Description of the task => Leaving out all pictures, copy exactly the lines from the one containing "Reproduce this chart with Plotly." down to the one containing "import plotly.graph_objects as go", both of them included.
━━ Data listing ━━
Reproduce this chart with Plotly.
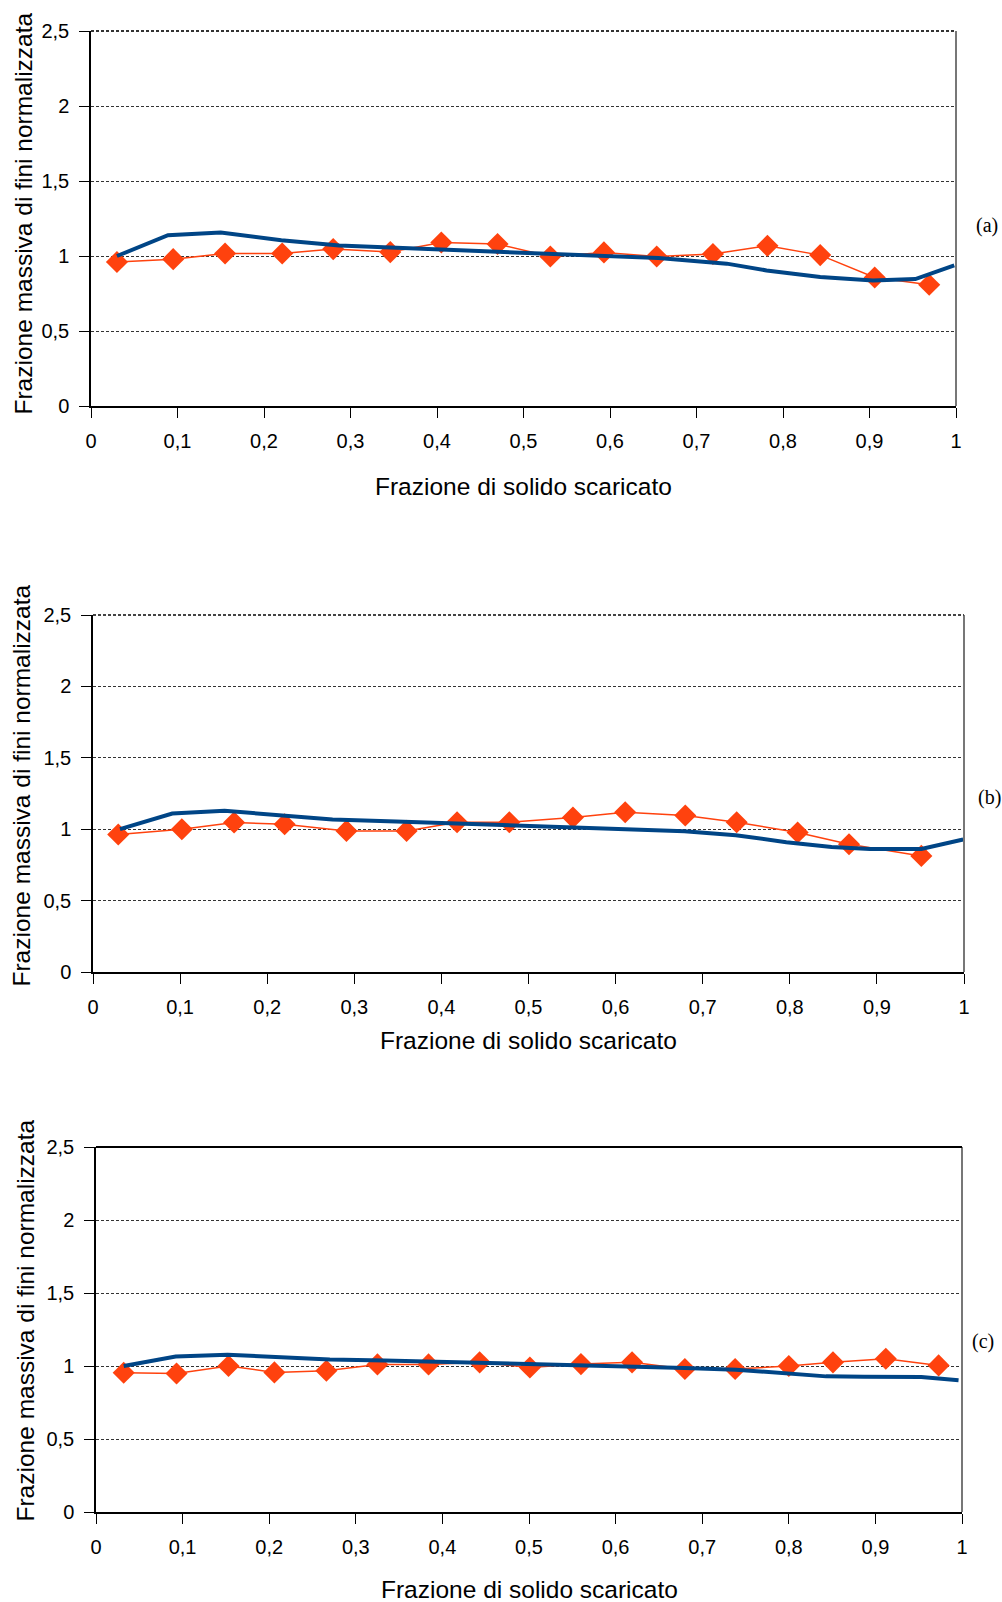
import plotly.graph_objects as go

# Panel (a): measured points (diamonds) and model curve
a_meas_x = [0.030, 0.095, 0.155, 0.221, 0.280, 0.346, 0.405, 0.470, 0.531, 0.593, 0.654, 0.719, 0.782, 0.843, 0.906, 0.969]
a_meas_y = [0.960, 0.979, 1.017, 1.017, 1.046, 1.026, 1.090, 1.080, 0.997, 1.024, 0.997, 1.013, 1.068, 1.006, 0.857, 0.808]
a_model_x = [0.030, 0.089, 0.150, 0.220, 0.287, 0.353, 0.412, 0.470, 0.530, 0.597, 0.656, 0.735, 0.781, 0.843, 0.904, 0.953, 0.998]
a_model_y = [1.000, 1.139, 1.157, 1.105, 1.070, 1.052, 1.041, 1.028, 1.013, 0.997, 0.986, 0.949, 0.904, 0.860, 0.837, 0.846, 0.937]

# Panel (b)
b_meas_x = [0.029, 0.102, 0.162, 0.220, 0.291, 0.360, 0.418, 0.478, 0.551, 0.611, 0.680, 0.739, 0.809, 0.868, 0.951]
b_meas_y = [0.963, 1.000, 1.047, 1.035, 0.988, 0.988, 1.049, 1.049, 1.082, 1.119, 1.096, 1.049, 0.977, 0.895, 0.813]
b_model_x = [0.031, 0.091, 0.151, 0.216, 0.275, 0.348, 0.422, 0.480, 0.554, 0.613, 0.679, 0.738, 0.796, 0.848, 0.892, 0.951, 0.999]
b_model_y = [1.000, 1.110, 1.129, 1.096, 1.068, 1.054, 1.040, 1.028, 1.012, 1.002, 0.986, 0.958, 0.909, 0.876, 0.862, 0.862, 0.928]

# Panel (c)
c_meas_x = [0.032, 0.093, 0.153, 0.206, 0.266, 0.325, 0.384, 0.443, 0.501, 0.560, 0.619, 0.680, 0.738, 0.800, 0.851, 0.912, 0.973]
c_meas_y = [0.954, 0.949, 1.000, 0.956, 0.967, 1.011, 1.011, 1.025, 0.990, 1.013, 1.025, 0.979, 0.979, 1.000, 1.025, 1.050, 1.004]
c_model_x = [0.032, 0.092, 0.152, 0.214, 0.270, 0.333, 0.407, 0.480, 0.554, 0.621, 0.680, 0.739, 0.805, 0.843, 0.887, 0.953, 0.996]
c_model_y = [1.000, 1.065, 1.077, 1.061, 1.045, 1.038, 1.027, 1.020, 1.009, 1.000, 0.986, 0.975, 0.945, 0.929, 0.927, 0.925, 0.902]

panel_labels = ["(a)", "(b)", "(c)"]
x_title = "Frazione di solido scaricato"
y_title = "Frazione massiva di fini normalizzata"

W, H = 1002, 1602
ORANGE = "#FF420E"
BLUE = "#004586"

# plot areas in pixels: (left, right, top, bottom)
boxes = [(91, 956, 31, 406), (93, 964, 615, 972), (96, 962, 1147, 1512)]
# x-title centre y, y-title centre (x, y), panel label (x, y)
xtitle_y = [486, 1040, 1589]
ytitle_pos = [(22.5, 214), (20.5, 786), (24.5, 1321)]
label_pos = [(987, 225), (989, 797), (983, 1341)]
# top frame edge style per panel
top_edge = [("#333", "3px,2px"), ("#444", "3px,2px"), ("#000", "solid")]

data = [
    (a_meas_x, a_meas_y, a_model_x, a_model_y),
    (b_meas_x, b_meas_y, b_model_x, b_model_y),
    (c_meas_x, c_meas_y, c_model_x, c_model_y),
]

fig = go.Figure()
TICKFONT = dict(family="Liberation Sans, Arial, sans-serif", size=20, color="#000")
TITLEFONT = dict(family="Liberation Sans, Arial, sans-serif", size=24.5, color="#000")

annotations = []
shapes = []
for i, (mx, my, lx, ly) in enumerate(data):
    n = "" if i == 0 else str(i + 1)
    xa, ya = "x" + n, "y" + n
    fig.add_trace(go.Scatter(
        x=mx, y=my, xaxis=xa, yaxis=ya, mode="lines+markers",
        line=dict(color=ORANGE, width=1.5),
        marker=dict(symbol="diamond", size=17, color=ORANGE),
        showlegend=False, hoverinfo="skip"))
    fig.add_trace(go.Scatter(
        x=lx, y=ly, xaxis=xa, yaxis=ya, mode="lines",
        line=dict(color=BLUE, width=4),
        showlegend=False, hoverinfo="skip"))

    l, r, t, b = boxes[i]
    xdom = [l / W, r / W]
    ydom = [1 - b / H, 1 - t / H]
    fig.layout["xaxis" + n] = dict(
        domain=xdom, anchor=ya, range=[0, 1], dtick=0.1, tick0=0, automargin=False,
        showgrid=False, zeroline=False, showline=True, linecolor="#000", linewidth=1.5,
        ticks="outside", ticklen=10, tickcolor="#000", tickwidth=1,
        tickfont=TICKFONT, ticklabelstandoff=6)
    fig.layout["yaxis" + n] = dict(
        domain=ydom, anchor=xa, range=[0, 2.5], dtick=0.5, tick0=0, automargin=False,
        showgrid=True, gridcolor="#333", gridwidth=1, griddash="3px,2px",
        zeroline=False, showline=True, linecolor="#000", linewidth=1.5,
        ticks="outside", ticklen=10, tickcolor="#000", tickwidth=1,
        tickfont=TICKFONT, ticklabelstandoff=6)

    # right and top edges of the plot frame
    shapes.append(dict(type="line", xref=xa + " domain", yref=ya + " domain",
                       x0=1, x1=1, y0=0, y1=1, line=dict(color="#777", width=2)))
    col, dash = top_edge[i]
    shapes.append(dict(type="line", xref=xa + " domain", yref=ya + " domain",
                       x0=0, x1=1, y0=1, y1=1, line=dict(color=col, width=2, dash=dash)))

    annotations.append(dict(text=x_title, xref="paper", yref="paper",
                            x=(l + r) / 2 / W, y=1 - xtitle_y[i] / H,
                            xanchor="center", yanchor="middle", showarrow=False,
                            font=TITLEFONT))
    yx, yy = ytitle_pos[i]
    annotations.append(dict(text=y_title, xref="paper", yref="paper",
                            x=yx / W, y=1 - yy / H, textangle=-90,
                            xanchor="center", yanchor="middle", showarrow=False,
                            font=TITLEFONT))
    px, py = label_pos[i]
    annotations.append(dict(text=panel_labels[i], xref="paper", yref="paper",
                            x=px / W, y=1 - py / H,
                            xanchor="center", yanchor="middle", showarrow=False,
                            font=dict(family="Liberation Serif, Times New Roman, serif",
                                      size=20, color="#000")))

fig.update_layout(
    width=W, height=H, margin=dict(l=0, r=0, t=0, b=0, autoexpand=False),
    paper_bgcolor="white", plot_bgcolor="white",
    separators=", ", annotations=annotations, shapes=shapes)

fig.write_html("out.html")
━━━
━━ Data listing ━━
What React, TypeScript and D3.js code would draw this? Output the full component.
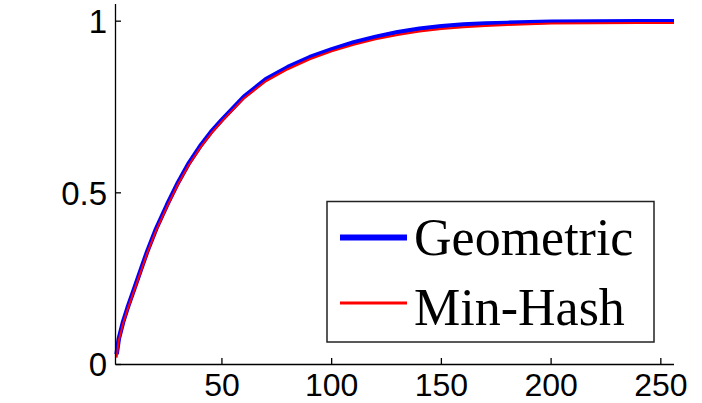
━━━
In response =>
Reproduce this chart with Plotly.
import plotly.graph_objects as go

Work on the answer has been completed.